--- START ---

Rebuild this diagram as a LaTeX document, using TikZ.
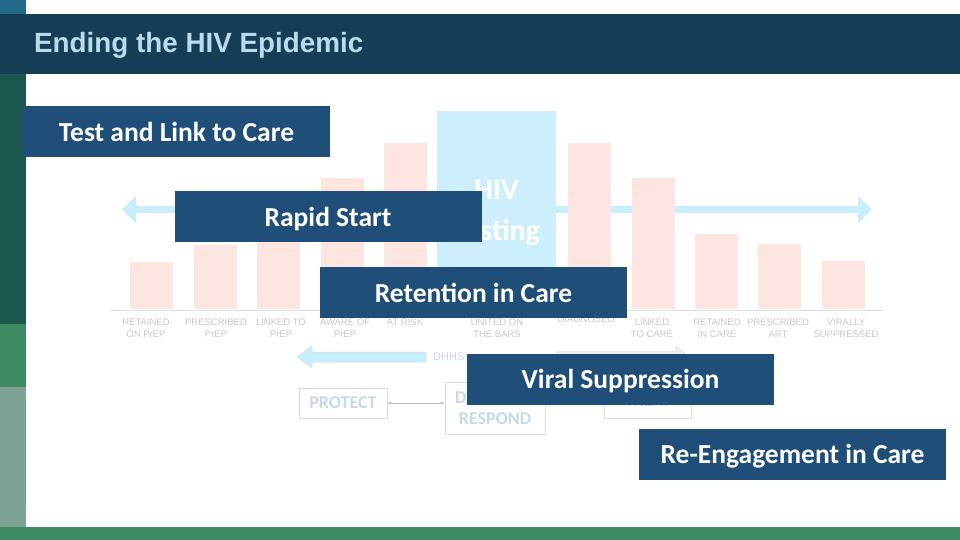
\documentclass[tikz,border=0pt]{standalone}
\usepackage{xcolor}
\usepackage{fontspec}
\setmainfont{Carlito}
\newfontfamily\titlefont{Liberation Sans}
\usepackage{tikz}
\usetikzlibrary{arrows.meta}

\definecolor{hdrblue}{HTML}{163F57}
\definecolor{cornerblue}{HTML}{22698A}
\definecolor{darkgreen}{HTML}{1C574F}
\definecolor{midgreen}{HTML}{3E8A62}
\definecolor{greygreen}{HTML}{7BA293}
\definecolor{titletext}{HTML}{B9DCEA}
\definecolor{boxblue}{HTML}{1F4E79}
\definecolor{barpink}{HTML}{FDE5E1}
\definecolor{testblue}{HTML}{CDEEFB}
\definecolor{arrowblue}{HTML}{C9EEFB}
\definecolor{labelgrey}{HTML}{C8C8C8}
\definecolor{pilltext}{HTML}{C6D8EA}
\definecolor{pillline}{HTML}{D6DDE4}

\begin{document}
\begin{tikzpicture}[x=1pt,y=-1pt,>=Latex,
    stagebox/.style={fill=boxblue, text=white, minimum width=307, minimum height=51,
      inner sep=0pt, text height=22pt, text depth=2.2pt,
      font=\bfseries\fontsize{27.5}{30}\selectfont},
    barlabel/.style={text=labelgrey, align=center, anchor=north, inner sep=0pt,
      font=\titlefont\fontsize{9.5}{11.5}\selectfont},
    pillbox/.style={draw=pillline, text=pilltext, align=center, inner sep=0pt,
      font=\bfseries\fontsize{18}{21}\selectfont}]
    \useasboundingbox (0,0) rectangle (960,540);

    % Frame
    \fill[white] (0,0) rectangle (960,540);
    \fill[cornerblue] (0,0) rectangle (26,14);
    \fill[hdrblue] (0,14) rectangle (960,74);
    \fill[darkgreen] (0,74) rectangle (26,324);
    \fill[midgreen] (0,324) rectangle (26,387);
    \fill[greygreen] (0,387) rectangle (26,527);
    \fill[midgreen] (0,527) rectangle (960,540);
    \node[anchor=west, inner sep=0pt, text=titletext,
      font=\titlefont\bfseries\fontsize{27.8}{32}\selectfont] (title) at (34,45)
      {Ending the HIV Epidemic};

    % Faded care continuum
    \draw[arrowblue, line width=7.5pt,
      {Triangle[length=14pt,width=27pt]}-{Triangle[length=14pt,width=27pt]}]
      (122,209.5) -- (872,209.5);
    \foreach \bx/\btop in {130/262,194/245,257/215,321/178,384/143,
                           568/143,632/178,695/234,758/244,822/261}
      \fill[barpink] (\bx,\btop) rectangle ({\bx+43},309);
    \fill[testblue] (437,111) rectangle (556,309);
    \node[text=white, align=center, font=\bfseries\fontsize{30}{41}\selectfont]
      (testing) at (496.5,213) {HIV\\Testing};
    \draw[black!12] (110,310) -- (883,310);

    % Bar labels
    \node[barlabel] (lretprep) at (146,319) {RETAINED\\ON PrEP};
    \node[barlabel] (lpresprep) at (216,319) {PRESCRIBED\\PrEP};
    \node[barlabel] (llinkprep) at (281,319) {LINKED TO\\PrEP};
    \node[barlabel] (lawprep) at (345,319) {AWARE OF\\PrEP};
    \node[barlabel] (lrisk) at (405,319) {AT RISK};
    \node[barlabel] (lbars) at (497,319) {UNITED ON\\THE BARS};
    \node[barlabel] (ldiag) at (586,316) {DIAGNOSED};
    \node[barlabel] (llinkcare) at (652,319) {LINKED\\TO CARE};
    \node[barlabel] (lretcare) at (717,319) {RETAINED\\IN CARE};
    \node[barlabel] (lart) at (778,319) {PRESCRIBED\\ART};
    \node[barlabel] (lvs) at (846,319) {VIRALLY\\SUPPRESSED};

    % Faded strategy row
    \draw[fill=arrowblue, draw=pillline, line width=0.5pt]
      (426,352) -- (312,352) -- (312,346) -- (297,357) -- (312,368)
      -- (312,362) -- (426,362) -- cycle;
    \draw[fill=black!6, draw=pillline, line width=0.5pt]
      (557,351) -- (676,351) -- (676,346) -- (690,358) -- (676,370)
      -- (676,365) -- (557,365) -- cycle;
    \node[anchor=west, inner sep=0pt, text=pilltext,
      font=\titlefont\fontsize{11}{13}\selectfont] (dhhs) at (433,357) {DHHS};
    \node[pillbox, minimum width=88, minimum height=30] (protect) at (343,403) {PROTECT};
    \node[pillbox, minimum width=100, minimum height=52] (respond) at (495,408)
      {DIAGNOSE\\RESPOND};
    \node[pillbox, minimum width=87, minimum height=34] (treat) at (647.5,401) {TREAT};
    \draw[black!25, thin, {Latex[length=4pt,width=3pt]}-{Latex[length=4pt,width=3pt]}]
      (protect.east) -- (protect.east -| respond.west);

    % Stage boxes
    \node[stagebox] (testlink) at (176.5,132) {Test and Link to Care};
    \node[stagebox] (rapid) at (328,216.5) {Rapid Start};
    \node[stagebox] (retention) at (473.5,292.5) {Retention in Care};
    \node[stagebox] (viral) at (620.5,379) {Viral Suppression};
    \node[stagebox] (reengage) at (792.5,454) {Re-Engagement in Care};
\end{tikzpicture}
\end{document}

--- END ---

DIRECTIONS FOR THIS TASK — Leave out the pictures and copy the rest of the material above exactly.

THE OUTPUT —
Rebuild this diagram as a LaTeX document, using TikZ.
\documentclass[tikz,border=0pt]{standalone}
\usepackage{xcolor}
\usepackage{fontspec}
\setmainfont{Carlito}
\newfontfamily\titlefont{Liberation Sans}
\usepackage{tikz}
\usetikzlibrary{arrows.meta}

\definecolor{hdrblue}{HTML}{163F57}
\definecolor{cornerblue}{HTML}{22698A}
\definecolor{darkgreen}{HTML}{1C574F}
\definecolor{midgreen}{HTML}{3E8A62}
\definecolor{greygreen}{HTML}{7BA293}
\definecolor{titletext}{HTML}{B9DCEA}
\definecolor{boxblue}{HTML}{1F4E79}
\definecolor{barpink}{HTML}{FDE5E1}
\definecolor{testblue}{HTML}{CDEEFB}
\definecolor{arrowblue}{HTML}{C9EEFB}
\definecolor{labelgrey}{HTML}{C8C8C8}
\definecolor{pilltext}{HTML}{C6D8EA}
\definecolor{pillline}{HTML}{D6DDE4}

\begin{document}
\begin{tikzpicture}[x=1pt,y=-1pt,>=Latex,
    stagebox/.style={fill=boxblue, text=white, minimum width=307, minimum height=51,
      inner sep=0pt, text height=22pt, text depth=2.2pt,
      font=\bfseries\fontsize{27.5}{30}\selectfont},
    barlabel/.style={text=labelgrey, align=center, anchor=north, inner sep=0pt,
      font=\titlefont\fontsize{9.5}{11.5}\selectfont},
    pillbox/.style={draw=pillline, text=pilltext, align=center, inner sep=0pt,
      font=\bfseries\fontsize{18}{21}\selectfont}]
    \useasboundingbox (0,0) rectangle (960,540);

    % Frame
    \fill[white] (0,0) rectangle (960,540);
    \fill[cornerblue] (0,0) rectangle (26,14);
    \fill[hdrblue] (0,14) rectangle (960,74);
    \fill[darkgreen] (0,74) rectangle (26,324);
    \fill[midgreen] (0,324) rectangle (26,387);
    \fill[greygreen] (0,387) rectangle (26,527);
    \fill[midgreen] (0,527) rectangle (960,540);
    \node[anchor=west, inner sep=0pt, text=titletext,
      font=\titlefont\bfseries\fontsize{27.8}{32}\selectfont] (title) at (34,45)
      {Ending the HIV Epidemic};

    % Faded care continuum
    \draw[arrowblue, line width=7.5pt,
      {Triangle[length=14pt,width=27pt]}-{Triangle[length=14pt,width=27pt]}]
      (122,209.5) -- (872,209.5);
    \foreach \bx/\btop in {130/262,194/245,257/215,321/178,384/143,
                           568/143,632/178,695/234,758/244,822/261}
      \fill[barpink] (\bx,\btop) rectangle ({\bx+43},309);
    \fill[testblue] (437,111) rectangle (556,309);
    \node[text=white, align=center, font=\bfseries\fontsize{30}{41}\selectfont]
      (testing) at (496.5,213) {HIV\\Testing};
    \draw[black!12] (110,310) -- (883,310);

    % Bar labels
    \node[barlabel] (lretprep) at (146,319) {RETAINED\\ON PrEP};
    \node[barlabel] (lpresprep) at (216,319) {PRESCRIBED\\PrEP};
    \node[barlabel] (llinkprep) at (281,319) {LINKED TO\\PrEP};
    \node[barlabel] (lawprep) at (345,319) {AWARE OF\\PrEP};
    \node[barlabel] (lrisk) at (405,319) {AT RISK};
    \node[barlabel] (lbars) at (497,319) {UNITED ON\\THE BARS};
    \node[barlabel] (ldiag) at (586,316) {DIAGNOSED};
    \node[barlabel] (llinkcare) at (652,319) {LINKED\\TO CARE};
    \node[barlabel] (lretcare) at (717,319) {RETAINED\\IN CARE};
    \node[barlabel] (lart) at (778,319) {PRESCRIBED\\ART};
    \node[barlabel] (lvs) at (846,319) {VIRALLY\\SUPPRESSED};

    % Faded strategy row
    \draw[fill=arrowblue, draw=pillline, line width=0.5pt]
      (426,352) -- (312,352) -- (312,346) -- (297,357) -- (312,368)
      -- (312,362) -- (426,362) -- cycle;
    \draw[fill=black!6, draw=pillline, line width=0.5pt]
      (557,351) -- (676,351) -- (676,346) -- (690,358) -- (676,370)
      -- (676,365) -- (557,365) -- cycle;
    \node[anchor=west, inner sep=0pt, text=pilltext,
      font=\titlefont\fontsize{11}{13}\selectfont] (dhhs) at (433,357) {DHHS};
    \node[pillbox, minimum width=88, minimum height=30] (protect) at (343,403) {PROTECT};
    \node[pillbox, minimum width=100, minimum height=52] (respond) at (495,408)
      {DIAGNOSE\\RESPOND};
    \node[pillbox, minimum width=87, minimum height=34] (treat) at (647.5,401) {TREAT};
    \draw[black!25, thin, {Latex[length=4pt,width=3pt]}-{Latex[length=4pt,width=3pt]}]
      (protect.east) -- (protect.east -| respond.west);

    % Stage boxes
    \node[stagebox] (testlink) at (176.5,132) {Test and Link to Care};
    \node[stagebox] (rapid) at (328,216.5) {Rapid Start};
    \node[stagebox] (retention) at (473.5,292.5) {Retention in Care};
    \node[stagebox] (viral) at (620.5,379) {Viral Suppression};
    \node[stagebox] (reengage) at (792.5,454) {Re-Engagement in Care};
\end{tikzpicture}
\end{document}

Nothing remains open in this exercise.